と、太宰治の著作権が切れたことで津島佑子の生活を心配する三田誠広みたいなことをいいだしたりもしている。
夕食、茹でた豚肉と小松菜と葱と生卵と鮭のそぼろをのせた温かい蕎麦。『石の微笑』(クロード・シャブロル/監督、2004年、フランス/ドイツ)を鑑賞。
Wednesday, November 9
原研哉『日本のデザイン—美意識がつくる未来』(岩波新書)。夕食、白米、甘塩しらす、葱の味噌汁、鰺のひらき、大根おろし、ポテトサラダ。
Thursday, November 10
大竹昭子『読むと誰かに語りたくなる わたしの乱読手帖』(中央公論新社)。夕食、グリーンカレー。アヴェロンの野生児の記録を映画化した『野生の少年』(フランソワ・トリュフォー/監督、1969年、フランス)を鑑賞。
Friday, November 11
永田良昭『心理学とは何なのか』(中公新書)を読んでいたら、アヴェロンの野生児の話がでてくる。きのうときょうは繋がっている。夕食、白米、小松菜の味噌汁、秋刀魚、大根おろし。
Saturday, November 12
晴天。午前中に恵比寿。「東京都写真美術館」で「畠山直哉 ナチュラル・ストーリーズ」展。去年、酷暑の夏に「青山ブックセンター本店」で畠山直哉と港千尋の対談が催され、そのときに話がでていた写真集が新刊として並んでいて、もちろんこれも欲しいに決まっているのだが、今回は展覧会カタログのほうを購入。
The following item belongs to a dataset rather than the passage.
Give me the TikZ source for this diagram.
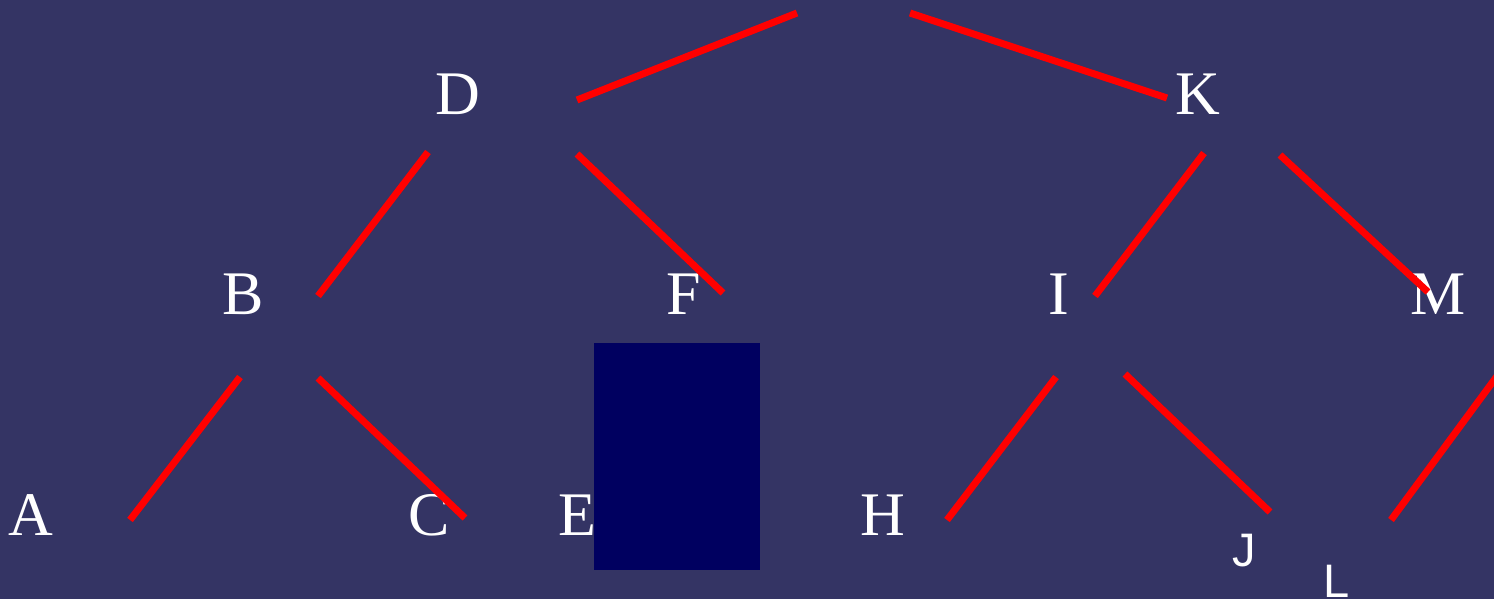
\documentclass[tikz,border=0pt]{standalone}
\usepackage{fontspec}
\setmainfont{Liberation Serif}
\newfontfamily\labelsans{Liberation Sans}
\definecolor{treebg}{RGB}{52, 52, 100}
\definecolor{boxnavy}{RGB}{0, 0, 96}
\definecolor{edgered}{RGB}{255, 0, 0}
\usetikzlibrary{arrows.meta, positioning}

\begin{document}
\begin{tikzpicture}[x=1pt, y=-1pt,
    letter/.style={text=white, inner sep=0pt, anchor=base, font=\fontsize{62}{70}\selectfont},
    sansletter/.style={letter, font=\labelsans\fontsize{47}{54}\selectfont},
    edge/.style={edgered, line width=7pt}]
    \useasboundingbox (0,0) rectangle (1494,599);
    \fill[treebg] (0,0) rectangle (1494,599);
    \clip (0,0) rectangle (1494,599);

    \node[letter] (D) at (458,115) {D};
    \node[letter] (K) at (1198,115) {K};
    \node[letter] (B) at (243,314) {B};
    \node[letter] (F) at (684,314) {F};
    \node[letter] (I) at (1059,314) {I};
    \node[letter] (M) at (1438,314) {M};
    \node[letter] (A) at (31,535) {A};
    \node[letter] (C) at (429,535) {C};
    \node[letter] (E) at (577,535) {E};
    \node[letter] (H) at (883,535) {H};
    \node[sansletter] (J) at (1244,566) {J};
    \node[sansletter] (L) at (1337,597) {L};

    \node[fill=boxnavy, inner sep=0pt, minimum width=166pt, minimum height=227pt,
          anchor=north west] (box) at (594,343) {};

    \coordinate (tl) at (797,13);   \coordinate (tr) at (910,13);
    \coordinate (d1) at (577,100);  \coordinate (k1) at (1167,98);
    \coordinate (d2) at (428,152);  \coordinate (b1) at (318,296);
    \coordinate (d3) at (577,154);  \coordinate (f1) at (723,293);
    \coordinate (k2) at (1204,153); \coordinate (i1) at (1095,296);
    \coordinate (k3) at (1280,155); \coordinate (m1) at (1428,292);
    \coordinate (b2) at (240,377);  \coordinate (a1) at (130,520);
    \coordinate (b3) at (318,378);  \coordinate (c1) at (465,518);
    \coordinate (i2) at (1056,377); \coordinate (h1) at (947,520);
    \coordinate (i3) at (1125,374); \coordinate (j1) at (1270,512);
    \coordinate (m2) at (1500,372); \coordinate (l1) at (1391,520);

    \draw[edge] (d1) -- (tl);
    \draw[edge] (tr) -- (k1);
    \draw[edge] (d2) -- (b1);
    \draw[edge] (d3) -- (f1);
    \draw[edge] (k2) -- (i1);
    \draw[edge] (k3) -- (m1);
    \draw[edge] (b2) -- (a1);
    \draw[edge] (b3) -- (c1);
    \draw[edge] (i2) -- (h1);
    \draw[edge] (i3) -- (j1);
    \draw[edge] (m2) -- (l1);
  \end{tikzpicture}
\end{document}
「Rue Favart」で昼食ののち、「ナディッフ」のギャラリーで「朝海陽子 Northerly wind」を鑑賞したり、来年のカレンダーを購入したり。
日比谷線で銀座に移動し、「墜ちるイカロス 失われた展覧会」(メゾンエルメス)、「ダヤニータ・シン展 ある写真家の冒険」(資生堂ギャラリー)、「Chic and Luxury モードの時代」(ポーラミュージアムアネックス)、「クリスチャン・マークレー Scrolls」(ギャラリー小柳)などを遊弋。資生堂ギャラリーでは展覧会カタログを購入。
帰りに家電量販店で体重計を買ったのだが、いったいこれはどういう仕組みでそのような数値が算出されるのだろうかと疑問符ばかりが浮かんでくる現在の体重計に隔世の感。体脂肪率11.6%、骨格筋率42.5%、基礎代謝1522kcal、体年齢18才。18才だったのかわたしは。人間の測りまちがい。
夕食、お寿司。
Sunday, November 13
朝食を抜いて西荻窪へ。伊藤まさこ『東京てくてくすたこら散歩』(文藝春秋)にでてくる「こけし屋」の朝市にいちど行ってみたいと思いつつこの本の刊行から早4年以上が経過していた。午前8時すぎから赤ワインを片手に、オムレツやキッシュや骨付き肉や蛤スープを食していたら、『東京てくてくすたこら散歩』を片手に携えたお客のおじさんが現れて面食らう。遠目で確認したところ本の所有者はそのおじさんの配偶者である模様。帰りに新宿で買いもの。午後はのんびり読書、岡崎乾二郎が装丁した『ランボー全集 個人新訳』(鈴村和成/訳、みすず書房)をぱらぱらと。
夕食、白米、葱の味噌汁、刺身の盛り合わせ(真鯛、かんぱち、とろまぐろ)。このあいだ途中で寝てしまった『ミツバチのささやき』(ビクトル・エリセ/監督、1973年、スペイン)を鑑賞。また寝た。